As life goes, there are good days and there are bad days. The same can be said of running due to the physical demand it puts on your body. I’m still no expert, but I’m pretty sure even the pros have their days of “cement legs”. When I first began long distance running about a year ago, I often had days where every step I took felt heavier than the last.
Having said that, I’m in my second week of training for the October Chicago Marathon (my marathon debut) and I have to admit that so far I am feeling absolutely no mental or physical strain on my body. Even though exhausted at the end of the day, I have no aches or sores and in fact I’m dropping minutes off my mile time for the long runs.

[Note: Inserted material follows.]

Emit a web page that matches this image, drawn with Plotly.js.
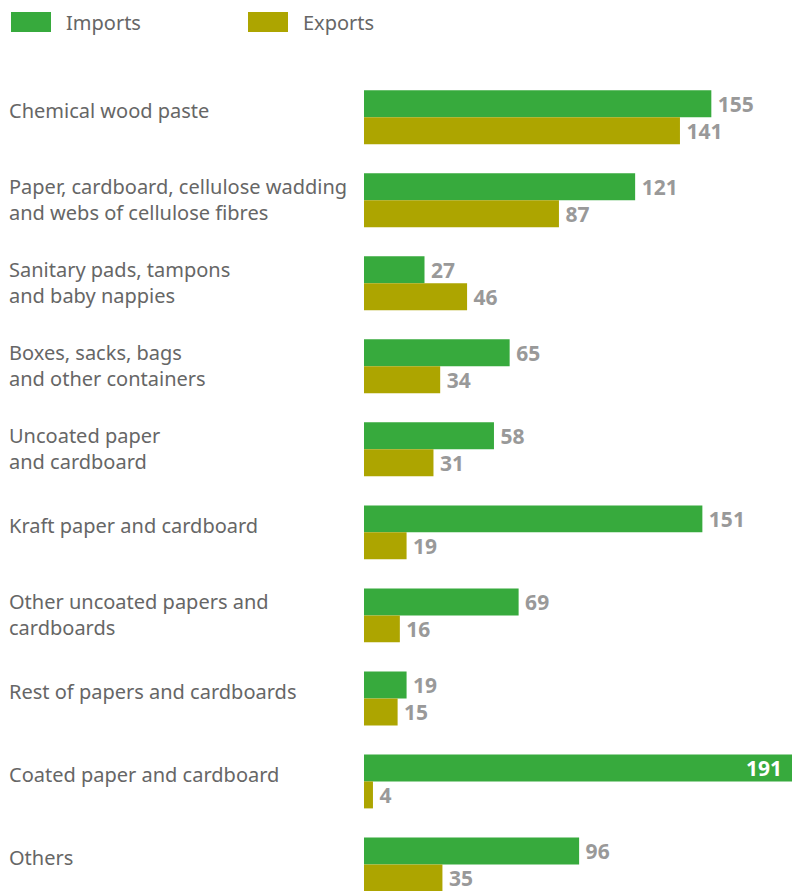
<!DOCTYPE html>
<html><head><meta charset="utf-8">
<script src="https://cdn.plot.ly/plotly-3.0.1.min.js"></script>
<style>html,body{margin:0;padding:0;background:#fff;}#chart{width:792px;height:891px;}</style>
</head><body><div id="chart"></div>
<script>
const categories = [
  "Chemical wood paste",
  "Paper, cardboard, cellulose wadding<br>and webs of cellulose fibres",
  "Sanitary pads, tampons<br>and baby nappies",
  "Boxes, sacks, bags<br>and other containers",
  "Uncoated paper<br>and cardboard",
  "Kraft paper and cardboard",
  "Other uncoated papers and<br>cardboards",
  "Rest of papers and cardboards",
  "Coated paper and cardboard",
  "Others"
];
const imports = [155, 121, 27, 65, 58, 151, 69, 19, 191, 96];
const exports = [141, 87, 46, 34, 31, 19, 16, 15, 4, 35];
const seriesNames = ["Imports", "Exports"];

const GREEN = "#37aa3d", OLIVE = "#ada500", LBL = "#999999", TXT = "#666666";
const FONT = "Noto Sans, Open Sans, sans-serif";
const maxVal = Math.max(...imports, ...exports);
const ids = categories.map((c, i) => i);
const TS = "\u2009";

function trace(name, vals, color) {
  return {
    type: "bar", orientation: "h", name: name,
    x: vals, y: ids,
    marker: {color: color},
    text: vals.map(v => v === maxVal ? v + TS + TS : TS + v),
    textposition: vals.map(v => v === maxVal ? "inside" : "outside"),
    insidetextanchor: "end",
    constraintext: "none",
    insidetextfont: {color: "#ffffff", size: 21, family: FONT, weight: "bold"},
    outsidetextfont: {color: LBL, size: 21, family: FONT, weight: "bold"},
    textfont: {size: 21, family: FONT, weight: "bold"},
    cliponaxis: false,
    hoverinfo: "skip"
  };
}

const data = [trace(seriesNames[0], imports, GREEN), trace(seriesNames[1], exports, OLIVE)];

const annotations = categories.map((c, i) => ({
  xref: "paper", yref: "y", x: 0, y: i, xanchor: "left", yanchor: "middle",
  xshift: -357, yshift: c.includes("<br>") ? 1 : 7,
  text: c, align: "left", showarrow: false,
  font: {family: FONT, size: 20, color: TXT}
}));
// legend
const legendX = [11, 248];
const colors = [GREEN, OLIVE];
const shapes = [];
seriesNames.forEach((n, k) => {
  shapes.push({type: "rect", xref: "paper", yref: "paper",
    x0: (legendX[k] - 364) / 428, x1: (legendX[k] + 40 - 364) / 428,
    y0: (891 - 32) / 831, y1: (891 - 12) / 831,
    fillcolor: colors[k], line: {width: 0}});
  annotations.push({xref: "paper", yref: "paper",
    x: (legendX[k] + 53 - 364) / 428, y: (891 - 23) / 831,
    xanchor: "left", yanchor: "middle", text: n, showarrow: false,
    font: {family: FONT, size: 20, color: TXT}});
});

const layout = {
  width: 792, height: 891,
  margin: {l: 364, r: 0, t: 60, b: 0},
  paper_bgcolor: "#fff", plot_bgcolor: "#fff",
  barmode: "group", bargap: 0.35, bargroupgap: 0,
  showlegend: false,
  xaxis: {range: [0, maxVal], visible: false, fixedrange: true},
  yaxis: {range: [9.32, -0.69], visible: false, fixedrange: true},
  annotations: annotations, shapes: shapes,
  font: {family: FONT}
};
Plotly.newPlot("chart", data, layout, {displayModeBar: false, staticPlot: true});
</script></body></html>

With a new sense invincibility, I contemplated pushing through my rest day and going out for an easy 3-miler. After talking with much wiser runners than myself and doing extensive reading online, I was quickly jolted back into perspective realizing that rest days are in fact an essential part of weekly marathon training.

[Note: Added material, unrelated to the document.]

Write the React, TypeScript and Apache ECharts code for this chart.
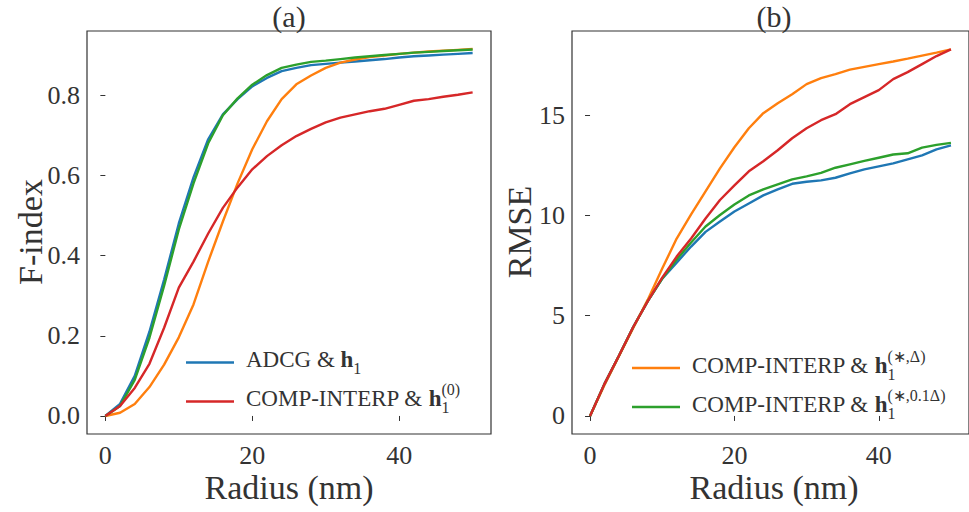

Rest days, in short, are important for three major reasons:
- Prevent injuries from overuse
- Restores glycogen in the body
- Prevents mental burnout
What should you do doing a rest day? Absolutely nothing. It may seem counterproductive or even make a runner nervous, but a rest day is meant to be exactly that. Even yoga or other “relaxing” exercise is not recommended. Then best time to take a rest day is the day following a long run and then one mid-week.